Last week I also stopped by Le Central, an on-again, off-again favorite French spot at 112 East Eighth Avenue. Owner Robert Tournier has had a rough few months, first with the loss of longtime chef Yoann Lardeux and sous chef Tobias Burkhalter to Steak au Poivre in Cherry Creek. (Both have since left and/or been fired from Marco Colantonio's joint, although I hear Lardeux landed in the pantry at Frasca in Boulder, which can't be considered anything but a step up from anywhere.) Their replacement, Richard Ruiz, died tragically and in the traces just three weeks after taking the post, and he was replaced by Laurent Loubot, who's doing his best to pull Le Central up out of a tough spot (see Second Helpings).

While researching Latin restaurants for my review of Sabor Latino ("A Lot to Like," November 3), I stumbled across a place that immediately rocketed to the top of my personal gastronaut hit list. Taco Loco, at 2284 South Chambers Road in Aurora, is one of those archetypal strip-mall Mexican operations with a half-dozen uncomfortable plastic booths, advertisements for Enramex and cheap phone cards with pictures of the Virgin of Guadalupe, and a small counter covered with handwritten menus and offers of tamales, pupusas, tacos and greasy pork sandwiches, all for just a couple of bucks apiece.

In other words, exactly my kind of place. Taco Loco features a mix of Latin American cuisines, leaning heavily on the Mexican but also encompassing Peruvian, Salvadoran, Costa Rican and -- oddly -- Cuban street food. I had two fantastic desebrado tacos, with thin corn tortillas wrapped around meat that had been shredded and flash-seared on a hot grill until it developed a caramelized skin of crisp, fatty beef around all the tender, juicy beef inside. The carne asada was fresh and chewy and did better as finger food than in a taco (it kept falling out of the tortilla). The lomo del puerco torta was as big as a football, with spicy pulled pork crammed inside a small loaf of dense, crumbly, larded bread. And because the kitchen was offering a Cuban sandwich, I had to order that, too. It turned out to be thick-cut fried pork cutlets over a mass of cheese and guac and God only knows what else, with what tasted like a fried egg gumming everything together. If all that wasn't enough, Taco Loco also has a small but well-kept salsa-and-toppings bar set off to one side of the crowded dining room -- essentially just a kitchen cold table with all of its inserts filled with chiles, pico, onions and a variety of fresh salsas.

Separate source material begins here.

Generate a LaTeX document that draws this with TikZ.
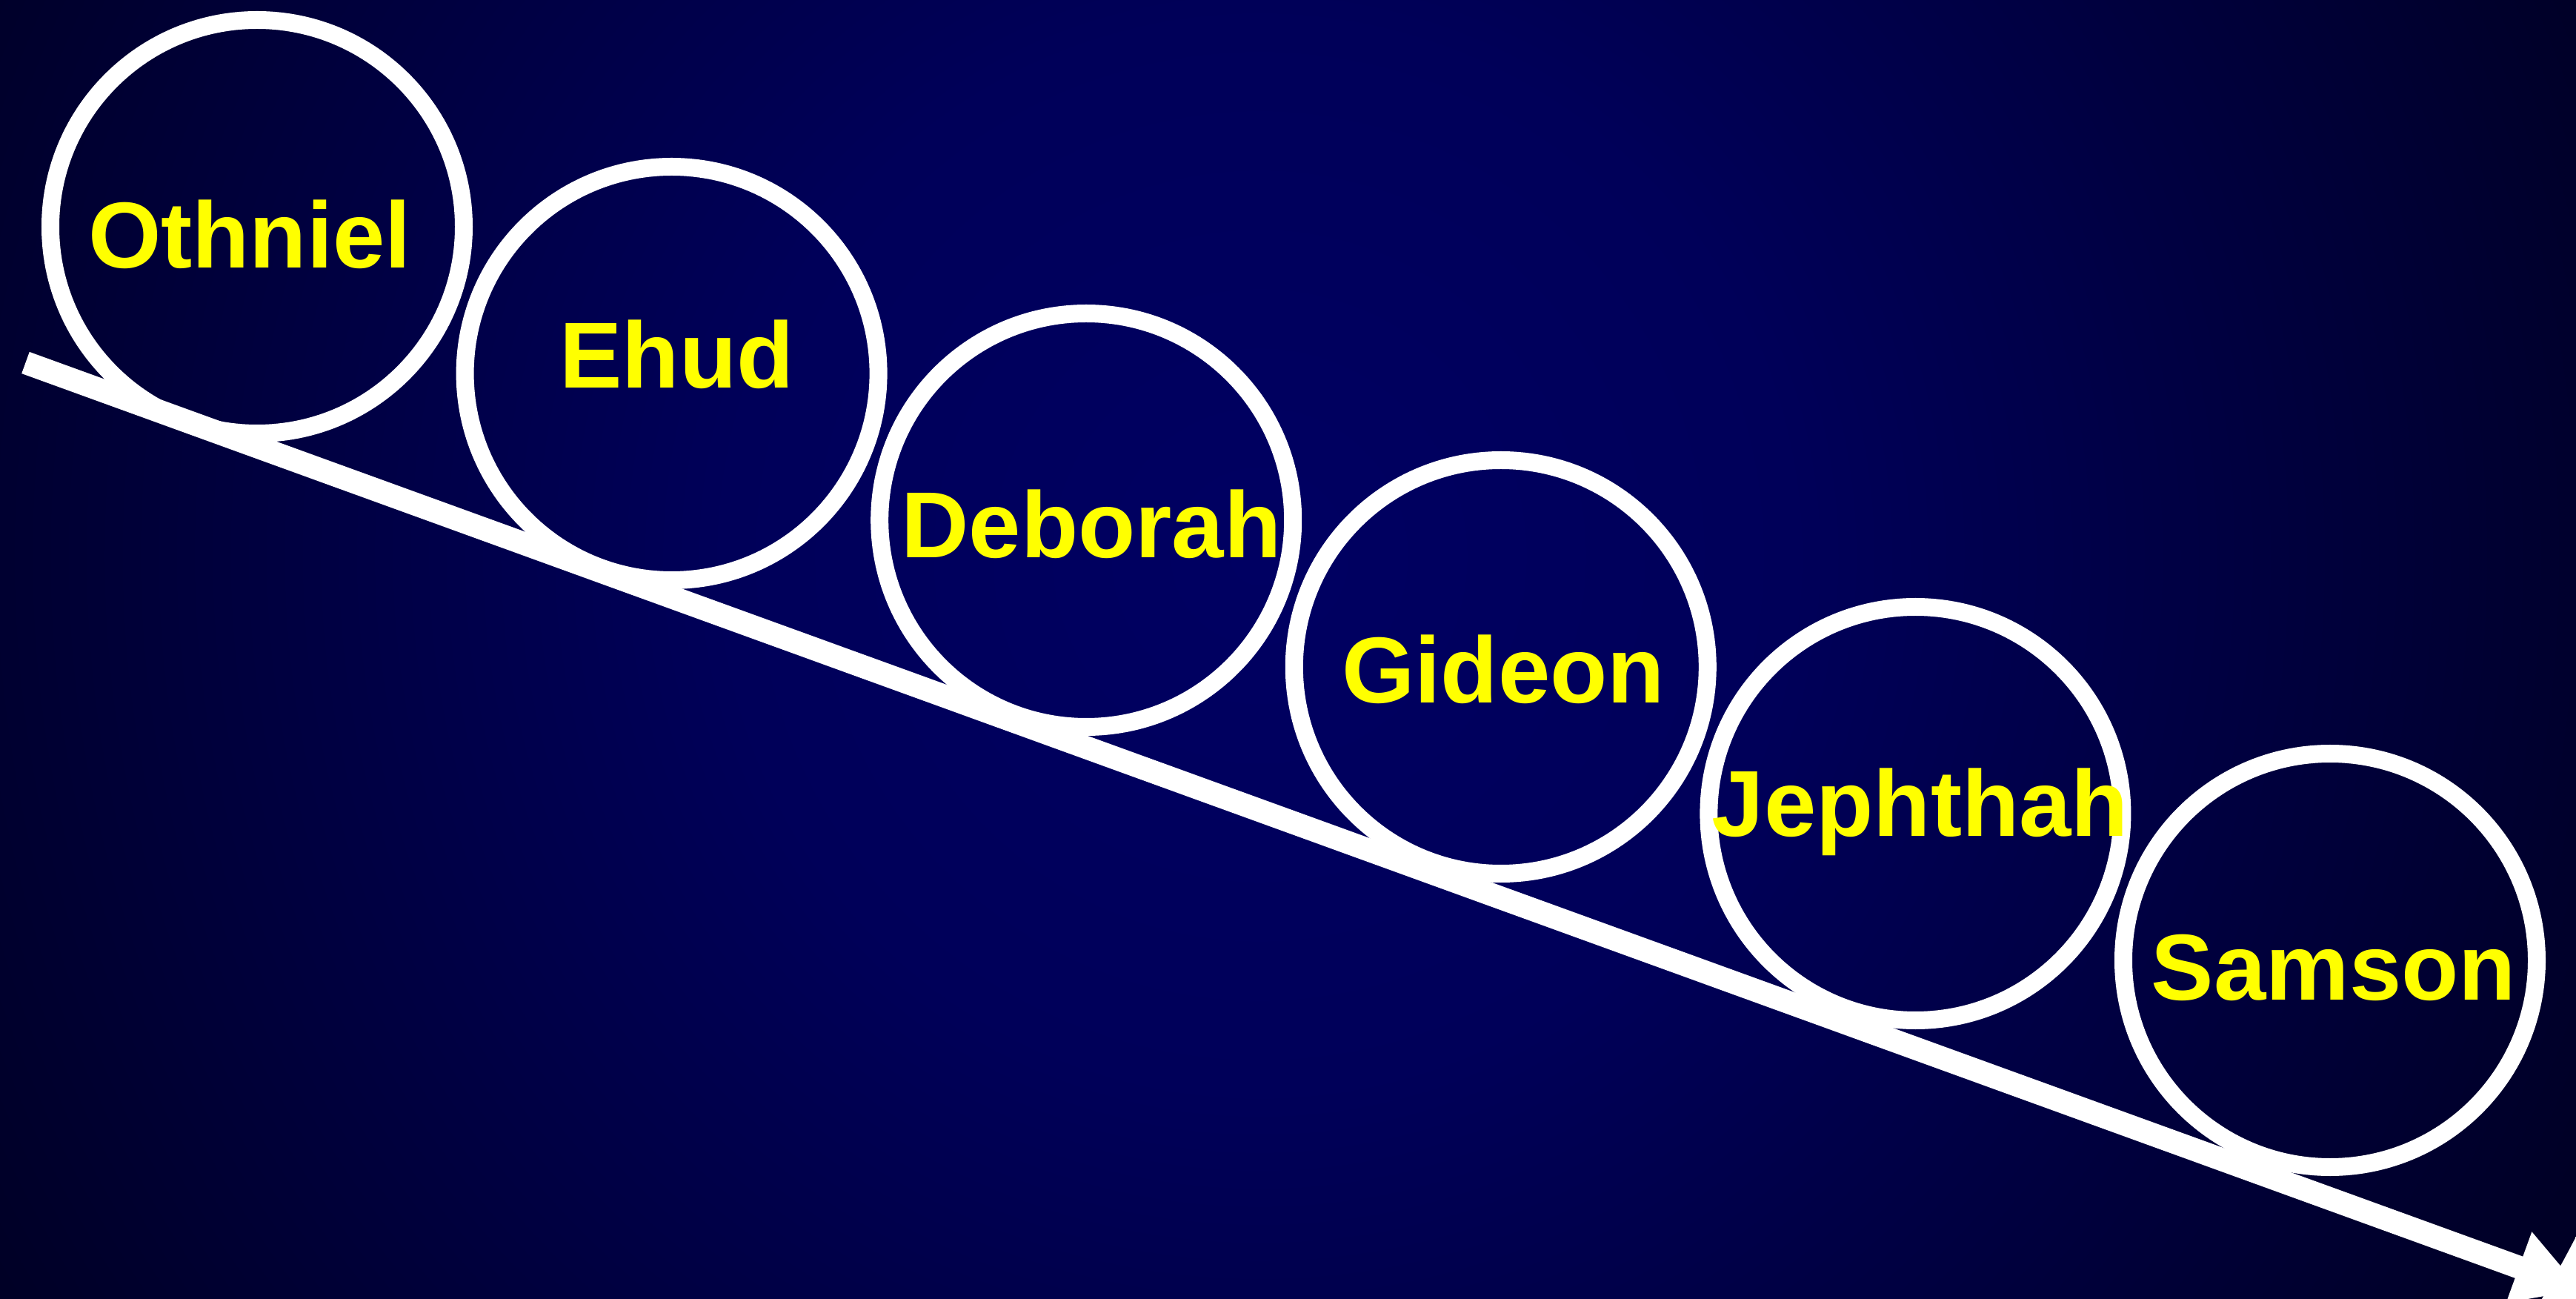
\documentclass[tikz,border=0pt]{standalone}
\usepackage{fontspec}
\setmainfont{Liberation Sans}
\usepackage{tikz}
\usetikzlibrary{arrows.meta}
\definecolor{glowin}{RGB}{0,0,98}
\definecolor{glowmid}{RGB}{0,0,89}
\definecolor{glowout}{RGB}{0,0,38}
\definecolor{judgeyellow}{RGB}{255,255,0}
\pgfdeclareradialshading{slideglow}{\pgfpointorigin}{color(0bp)=(glowin); color(9bp)=(glowmid); color(24.5bp)=(glowout); color(50bp)=(glowout)}

\begin{document}
\begin{tikzpicture}[
  judge/.style={circle,draw=white,line width=0.24cm,minimum size=5.58cm,inner sep=0pt},
  judgename/.style={text=judgeyellow,anchor=base,inner sep=0pt,font=\bfseries\fontsize{36}{43}\selectfont},
  timeline/.style={white,line width=0.31cm,-{Triangle[width=0.95cm,length=0.9cm]}}]
\useasboundingbox (0,0) rectangle (34.77,-17.53);
\begin{scope}
\clip (0,0) rectangle (34.77,-17.53);
\shade[shading=slideglow] (17.0,-7.5) circle (20cm);
\end{scope}
% the time arrow
\coordinate(start)at(0.345,-4.895);
\coordinate(tip)at(34.846,-17.409);
\draw[timeline](start)--(tip);
% circles
\node[judge](othniel)at(3.47,-3.06){};
\node[judge](ehud)at(9.066,-5.04){};
\node[judge](deborah)at(14.662,-7.02){};
\node[judge](gideon)at(20.258,-9.00){};
\node[judge](jephthah)at(25.854,-10.98){};
\node[judge](samson)at(31.45,-12.96){};
% names
\node[judgename](othnielname)at(3.37,-3.62){Othniel};
\node[judgename](ehudname)at(9.136,-5.24){Ehud};
\node[judgename](deborahname)at(14.73,-7.53){Deborah};
\node[judgename](gideonname)at(20.29,-9.485){Gideon};
\node[judgename](jephthahname)at(25.92,-11.29){Jephthah};
\node[judgename](samsonname)at(31.50,-13.49){Samson};
\end{tikzpicture}
\end{document}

Here's the thing, though: I spotted people eating dishes at Taco Loco that I hadn't seen listed anywhere. It seems to survive on the trade of regulars who all seem to understand the strange flow of specials and scrawled menus and offers written on sheets of construction paper hanging near the register; only on my way out the door did I spy a small stack of printed menus that featured a lot of South American lunch plates, rice and beans, pl´tanos con crema (fried plantains topped with sweet cream, which I always see offered at these kinds of places a little too late), and all sorts of entrees that sounded great.

Still, Taco Loco is a wonderful little place -- hidden at the back end of the strip mall in a weird spot next door to a Mexican carnicería -- and the service was quick, friendly and very forgiving of my choppy Spanish. I'm already planning my return, when I'll order off the newest-looking sheets of construction paper (because those will no doubt be the specials the cook thought of most recently, and therefore the ones he's most excited about) and maybe throw in a normal lunch order, too. With prices this low, you just can't go wrong.

Leftovers: Sadly, longtime Swiss-Italian bistro Dario's seems to have finally surrendered. I liked the place ("Send in the Crowds," July 1, 2004), but it was never able to draw the kind of crowds now flocking to the Thin Man, St. Mark's and Milagro Taco Bar just down the street. When I drove by 2011 East 17th Avenue, the space was dark, and the phone is disconnected.